In its decision, NNSA decided to use LANL's old PF-4 facility for one of the two production sites, reversing its decision of the previous June (pp. 47-48, 76-77).

The Los Alamos Study Group has argued that pit production at LANL is wasteful, extremely expensive, and risky. Pit production could be delayed a decade if the W87-1 warhead were delayed or canceled. See also this short summary, among other work here.

The draft Site-Wide Environmental Impact Statement (SWEIS) for LANL includes actions to prepare for "surge" production of up to 80 pits per year (ppy).

Study Group director Greg Mello:

"Before going to LANL, Secretary Wright knew next to nothing about pit production policy. After he leaves today he will know even less, because everything he thinks he knows will have been supplied by NNSA and LANL and much of it won't be true. He'll get the "company line," literally.

"Senator Heinrich has been at the forefront of forcing NNSA to build a pit factory at LANL, despite the age and capacity limitations of LANL's facilities. No doubt Senator Heinrich is working with LANL and NNSA to impress the new Secretary of Energy with LANL's importance in several potential growth areas, not just pit production.

Assuming they are ever made, pits from LANL's enormously expensive operation will cost in the neighborhood of $100 million apiece, roughly 200 times what they would cost if they were made of solid gold. It is an incomprehensibly wasteful program, one that requires a lot of politicking to make happen -- which is what we see today.

"LANL pits are only being made, IF they are ever made, in order to add extra warheads to the proposed new Sentinel missile. There are plenty of existing, modern, "safe," accurate, long-lived warheads for that missile system -- if it is ever deployed, God forbid. Using multiple warheads on each missile is not currently done because it is destabilizing and because the New START treaty prevents deploying additional warheads overall. New START expires next February.

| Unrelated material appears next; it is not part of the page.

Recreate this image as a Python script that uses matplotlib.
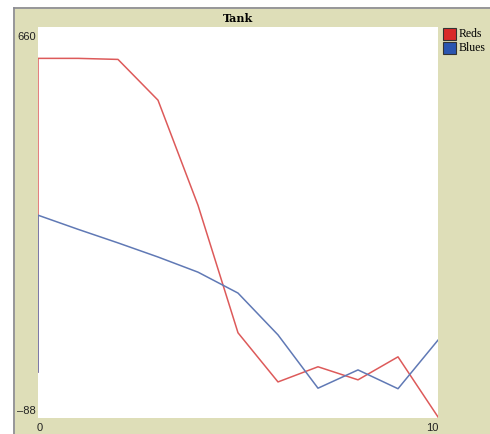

"As it turns out, the LANL pit production planned is not endorsed by any analysis of alternatives as would be normally required by DOE regulations.

"The waste and extravagance in laboratories such as LANL, and in programs such as Sentinel -- now reliably projected to cost over $200 billion to build -- is so vast it is hard to take it in. It is equaled only by the unimaginable horror that would ensue if any of these weapons were actually used."